**** DATA SHOWN

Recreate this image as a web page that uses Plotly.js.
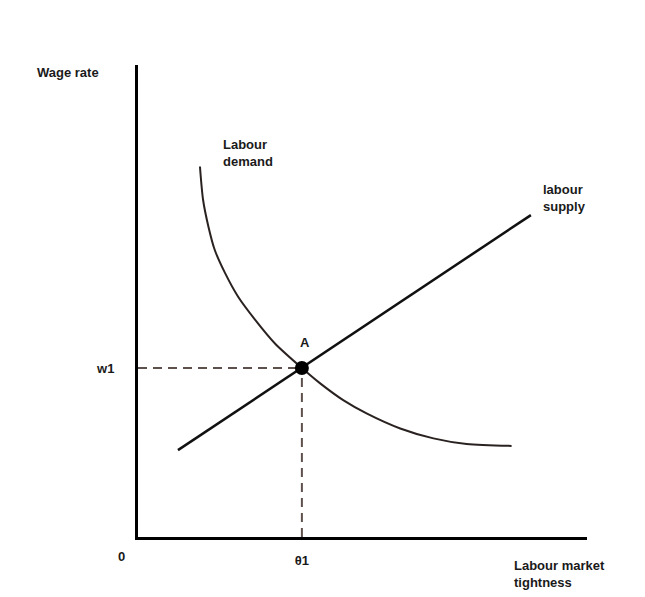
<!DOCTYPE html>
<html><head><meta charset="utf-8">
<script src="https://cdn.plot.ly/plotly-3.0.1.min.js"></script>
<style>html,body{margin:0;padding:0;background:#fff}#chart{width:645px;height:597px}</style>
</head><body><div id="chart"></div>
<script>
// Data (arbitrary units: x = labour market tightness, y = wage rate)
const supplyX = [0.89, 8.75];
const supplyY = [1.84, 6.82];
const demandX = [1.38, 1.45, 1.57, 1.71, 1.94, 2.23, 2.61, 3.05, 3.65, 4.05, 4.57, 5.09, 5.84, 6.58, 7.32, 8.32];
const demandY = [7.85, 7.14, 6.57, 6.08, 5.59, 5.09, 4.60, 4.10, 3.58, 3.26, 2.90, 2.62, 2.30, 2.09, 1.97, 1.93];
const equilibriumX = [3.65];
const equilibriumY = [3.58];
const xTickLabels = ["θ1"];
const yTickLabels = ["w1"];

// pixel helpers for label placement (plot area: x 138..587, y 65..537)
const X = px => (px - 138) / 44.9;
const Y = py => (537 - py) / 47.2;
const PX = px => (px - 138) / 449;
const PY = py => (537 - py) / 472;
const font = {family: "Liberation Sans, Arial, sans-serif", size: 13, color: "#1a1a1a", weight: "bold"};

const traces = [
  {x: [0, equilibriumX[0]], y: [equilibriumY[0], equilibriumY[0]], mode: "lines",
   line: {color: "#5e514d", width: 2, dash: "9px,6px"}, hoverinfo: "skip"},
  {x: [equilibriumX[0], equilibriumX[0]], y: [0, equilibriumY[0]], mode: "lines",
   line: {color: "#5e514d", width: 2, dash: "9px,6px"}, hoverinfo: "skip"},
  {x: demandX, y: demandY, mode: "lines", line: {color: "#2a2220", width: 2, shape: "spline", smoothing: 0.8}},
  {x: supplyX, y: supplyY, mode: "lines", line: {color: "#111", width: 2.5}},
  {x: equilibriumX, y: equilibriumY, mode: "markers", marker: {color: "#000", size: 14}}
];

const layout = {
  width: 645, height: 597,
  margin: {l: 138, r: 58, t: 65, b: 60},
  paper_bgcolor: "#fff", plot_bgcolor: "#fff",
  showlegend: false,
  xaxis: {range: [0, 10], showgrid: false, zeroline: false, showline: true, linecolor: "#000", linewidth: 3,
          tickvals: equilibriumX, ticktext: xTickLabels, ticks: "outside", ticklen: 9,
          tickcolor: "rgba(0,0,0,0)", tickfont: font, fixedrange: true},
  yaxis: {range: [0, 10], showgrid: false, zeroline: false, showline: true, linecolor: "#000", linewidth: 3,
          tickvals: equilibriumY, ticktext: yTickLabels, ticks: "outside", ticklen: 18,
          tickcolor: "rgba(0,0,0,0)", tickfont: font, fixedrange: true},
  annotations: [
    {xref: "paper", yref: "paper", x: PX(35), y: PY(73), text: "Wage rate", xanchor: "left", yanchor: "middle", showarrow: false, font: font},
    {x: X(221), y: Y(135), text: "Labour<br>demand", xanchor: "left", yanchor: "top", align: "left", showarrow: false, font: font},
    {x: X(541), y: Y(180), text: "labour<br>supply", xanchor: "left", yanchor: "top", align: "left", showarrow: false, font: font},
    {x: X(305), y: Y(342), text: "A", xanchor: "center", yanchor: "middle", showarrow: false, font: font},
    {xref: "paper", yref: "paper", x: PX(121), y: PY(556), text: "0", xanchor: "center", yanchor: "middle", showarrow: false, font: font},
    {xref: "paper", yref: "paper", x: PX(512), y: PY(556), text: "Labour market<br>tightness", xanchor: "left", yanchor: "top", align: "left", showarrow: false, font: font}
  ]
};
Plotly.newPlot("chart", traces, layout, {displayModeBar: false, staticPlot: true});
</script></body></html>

********

▸ **PROBLEM TO SOLVE**
Reproduce each line word for word and drop the pictures.

▸ **PROBLEM SOLUTION**
Recreate this image as a web page that uses Plotly.js.
<!DOCTYPE html>
<html><head><meta charset="utf-8">
<script src="https://cdn.plot.ly/plotly-3.0.1.min.js"></script>
<style>html,body{margin:0;padding:0;background:#fff}#chart{width:645px;height:597px}</style>
</head><body><div id="chart"></div>
<script>
// Data (arbitrary units: x = labour market tightness, y = wage rate)
const supplyX = [0.89, 8.75];
const supplyY = [1.84, 6.82];
const demandX = [1.38, 1.45, 1.57, 1.71, 1.94, 2.23, 2.61, 3.05, 3.65, 4.05, 4.57, 5.09, 5.84, 6.58, 7.32, 8.32];
const demandY = [7.85, 7.14, 6.57, 6.08, 5.59, 5.09, 4.60, 4.10, 3.58, 3.26, 2.90, 2.62, 2.30, 2.09, 1.97, 1.93];
const equilibriumX = [3.65];
const equilibriumY = [3.58];
const xTickLabels = ["θ1"];
const yTickLabels = ["w1"];

// pixel helpers for label placement (plot area: x 138..587, y 65..537)
const X = px => (px - 138) / 44.9;
const Y = py => (537 - py) / 47.2;
const PX = px => (px - 138) / 449;
const PY = py => (537 - py) / 472;
const font = {family: "Liberation Sans, Arial, sans-serif", size: 13, color: "#1a1a1a", weight: "bold"};

const traces = [
  {x: [0, equilibriumX[0]], y: [equilibriumY[0], equilibriumY[0]], mode: "lines",
   line: {color: "#5e514d", width: 2, dash: "9px,6px"}, hoverinfo: "skip"},
  {x: [equilibriumX[0], equilibriumX[0]], y: [0, equilibriumY[0]], mode: "lines",
   line: {color: "#5e514d", width: 2, dash: "9px,6px"}, hoverinfo: "skip"},
  {x: demandX, y: demandY, mode: "lines", line: {color: "#2a2220", width: 2, shape: "spline", smoothing: 0.8}},
  {x: supplyX, y: supplyY, mode: "lines", line: {color: "#111", width: 2.5}},
  {x: equilibriumX, y: equilibriumY, mode: "markers", marker: {color: "#000", size: 14}}
];

const layout = {
  width: 645, height: 597,
  margin: {l: 138, r: 58, t: 65, b: 60},
  paper_bgcolor: "#fff", plot_bgcolor: "#fff",
  showlegend: false,
  xaxis: {range: [0, 10], showgrid: false, zeroline: false, showline: true, linecolor: "#000", linewidth: 3,
          tickvals: equilibriumX, ticktext: xTickLabels, ticks: "outside", ticklen: 9,
          tickcolor: "rgba(0,0,0,0)", tickfont: font, fixedrange: true},
  yaxis: {range: [0, 10], showgrid: false, zeroline: false, showline: true, linecolor: "#000", linewidth: 3,
          tickvals: equilibriumY, ticktext: yTickLabels, ticks: "outside", ticklen: 18,
          tickcolor: "rgba(0,0,0,0)", tickfont: font, fixedrange: true},
  annotations: [
    {xref: "paper", yref: "paper", x: PX(35), y: PY(73), text: "Wage rate", xanchor: "left", yanchor: "middle", showarrow: false, font: font},
    {x: X(221), y: Y(135), text: "Labour<br>demand", xanchor: "left", yanchor: "top", align: "left", showarrow: false, font: font},
    {x: X(541), y: Y(180), text: "labour<br>supply", xanchor: "left", yanchor: "top", align: "left", showarrow: false, font: font},
    {x: X(305), y: Y(342), text: "A", xanchor: "center", yanchor: "middle", showarrow: false, font: font},
    {xref: "paper", yref: "paper", x: PX(121), y: PY(556), text: "0", xanchor: "center", yanchor: "middle", showarrow: false, font: font},
    {xref: "paper", yref: "paper", x: PX(512), y: PY(556), text: "Labour market<br>tightness", xanchor: "left", yanchor: "top", align: "left", showarrow: false, font: font}
  ]
};
Plotly.newPlot("chart", traces, layout, {displayModeBar: false, staticPlot: true});
</script></body></html>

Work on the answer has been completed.